Berlusconi era uno un tardo yuppies, nemico di ogni austerità intellettuale e privata (ma non di quella del settore pubblico), aiutato dall’uso spregiudicato della potenza delle proprie televisioni nel veicolare (ma non inventare) un modello consumistico di società, che necessitava di una certa capacità di creare spesa – si veda: mettere direttamente i soldi in tasca al target di riferimento, tagliando il Pubblico in maniera meno evidente, e favorendo varie “scappatoie” di tipo personalistico – e non della pura compressione dei salari.
In questo, nella contesa tutta interna al capitalismo italiano, Berlusconi ha culturalmente trionfato, poiché ha sottratto ogni ruolo di guida all’intellettualismo del ceto medio riflessivo di sinistra, troppo convinto di una presunta superiorità intellettuale (quando pur vera certamente impolitica) per tentare un’ultima connessione politica con le masse, e troppo inorridito, nel suo tardo-calvinismo, dall’approccio giullaresco di Berlusconi, dalla sua politica estera “personalizzata”, dalla sua indubitabile comprensione della necessità – tra paternalismo, emulazione e dissimulazione – di parlare chiaro agli elettori. Il risultato, per quanto le colpe siano ben divise, è evidente: macerie culturali e sociali, scomparsa di un’opposizione reale, consolidamento dell’egemonia del postfascismo italiano.

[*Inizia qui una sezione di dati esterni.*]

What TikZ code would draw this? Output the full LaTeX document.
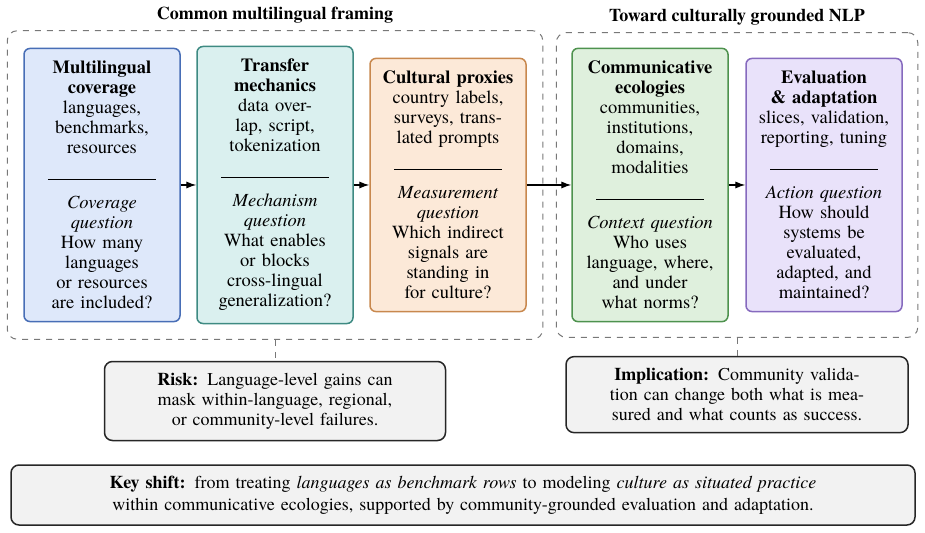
\documentclass[tikz,border=0pt]{standalone}
\usepackage{fontspec}
\setmainfont{TeX Gyre Termes}
\usetikzlibrary{positioning,fit,arrows.meta}

\definecolor{covfill}{RGB}{222,232,250}
\definecolor{covdraw}{RGB}{72,110,182}
\definecolor{mechfill}{RGB}{218,240,239}
\definecolor{mechdraw}{RGB}{62,138,130}
\definecolor{proxfill}{RGB}{252,233,216}
\definecolor{proxdraw}{RGB}{200,136,78}
\definecolor{ecofill}{RGB}{223,240,221}
\definecolor{ecodraw}{RGB}{78,146,78}
\definecolor{evalfill}{RGB}{233,226,250}
\definecolor{evaldraw}{RGB}{134,106,190}
\definecolor{notefill}{RGB}{242,242,242}
\definecolor{framegray}{RGB}{120,120,120}

% stage box body: heading, items, rule, question label, question
\newcommand{\stagetext}[4]{\textbf{#1}\\#2\\[3.25pt]\rule{54pt}{0.5pt}\\[4.25pt]\textit{#3}\\#4}

\tikzset{
  stage/.style={draw,rounded corners=3pt,line width=0.75pt,text width=70pt,minimum width=78pt,
    inner xsep=4pt,inner ysep=6.3pt,align=center},
  group/.style={draw=framegray,dashed,rounded corners=5pt,line width=0.5pt,inner sep=7.5pt},
  note/.style={draw=black!85,fill=notefill,rounded corners=4pt,line width=0.75pt,align=center,
    font=\fontsize{9}{10}\selectfont},
  flow/.style={-{Latex[length=5pt,width=3.6pt]},line width=0.6pt},
  link/.style={draw=framegray,dashed,line width=0.5pt},
  grouptitle/.style={font=\fontsize{9}{10}\selectfont\bfseries,anchor=base}
}

\begin{document}
\begin{tikzpicture}[x=0.5pt,y=-0.5pt,font=\fontsize{9.25}{10}\selectfont]
  \useasboundingbox (0,0) rectangle (925,533);
  % stages
  \node[stage,fill=covfill,draw=covdraw] (cov) at (102,185) {\stagetext{Multilingual\\coverage}{languages,\\benchmarks,\\resources}{Coverage\\question}{How many\\languages\\or resources\\are included?}};
  \node[stage,fill=mechfill,draw=mechdraw] (mech) at (275,185) {\stagetext{Transfer\\mechanics}{data over-\\lap, script,\\tokenization}{Mechanism\\question}{What enables\\or blocks\\cross-lingual\\generalization?}};
  \node[stage,fill=proxfill,draw=proxdraw] (prox) at (448,185) {\stagetext{Cultural proxies}{country labels,\\surveys, trans-\\lated prompts}{Measurement\\question}{Which indirect\\signals are\\standing in\\for culture?}};
  \node[stage,fill=ecofill,draw=ecodraw] (eco) at (650,185) {\stagetext{Communicative\\ecologies}{communities,\\institutions,\\domains,\\modalities}{Context question}{Who uses\\language, where,\\and under\\what norms?}};
  \node[stage,fill=evalfill,draw=evaldraw] (eval) at (824,185) {\stagetext{Evaluation\\\& adaptation}{slices, validation,\\reporting, tuning}{Action question}{How should\\systems be\\evaluated,\\adapted, and\\maintained?}};
  % group frames
  \node[group,inner xsep=8pt,fit=(cov)(mech)(prox)] (lframe) {};
  \node[group,fit=(eco)(eval)] (rframe) {};
  \node[grouptitle] (ltitle) at ([yshift=5.5pt]lframe.north) {Common multilingual framing};
  \node[grouptitle] (rtitle) at ([yshift=5.5pt]rframe.north) {Toward culturally grounded NLP};
  \draw[flow] (cov) -- (mech);
  \draw[flow] (mech) -- (prox);
  \draw[flow] (prox) -- (eco);
  \draw[flow] (eco) -- (eval);
  % notes
  \node[note,text width=158pt,minimum width=170.5pt,minimum height=39.5pt,below=10.5pt of lframe] (risk) {\textbf{Risk:} Language-level gains can\\mask within-language, regional,\\or community-level failures.};
  \node[note,text width=158pt,minimum width=171pt,minimum height=38pt,below=9pt of rframe] (impl) {\textbf{Implication:} Community valida-\\tion can change both what is mea-\\sured and what counts as success.};
  \draw[link] (lframe) -- (risk);
  \draw[link] (rframe) -- (impl);
  \node[note,text width=440pt,minimum width=452pt,minimum height=30pt] (shift) at (463,495) {\textbf{Key shift:} from treating \textit{languages as benchmark rows} to modeling \textit{culture as situated practice}\\[1pt]within communicative ecologies, supported by community-grounded evaluation and adaptation.};
\end{tikzpicture}
\end{document}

Sulla sua morte, tra lutti e scandalosa pausa dei lavori parlamentari – possibile anche grazie al giornalismo più complice del mondo occidentale e da una tendenza tutta italica alla remissione integrale delle colpe politiche, la quale confonde rispetto per l’individuo e lecito giudizio storico – la destra italiana sta costruendo una nuova narrazione, una sorta di innalzamento a Padre della Patria funzionale alla propria legittimazione culturale; e a essa seguirà il regolamento dei conti interni rispetto alle eredità economiche e politiche. Ancora una volta, quasi tutta la (presunta) sinistra parlamentare non l’ha compreso ed è accorsa ad omaggiare, senza coraggio alcuno, il nemico di sempre. Ma, se il rispetto per l’individuo scomparso è sano, politicamente il discorso è tutto diverso. Ancora una volta, Berlusconi, come ultimo guizzo, ha saputo dettare l’agenda anche ai suoi oppositori.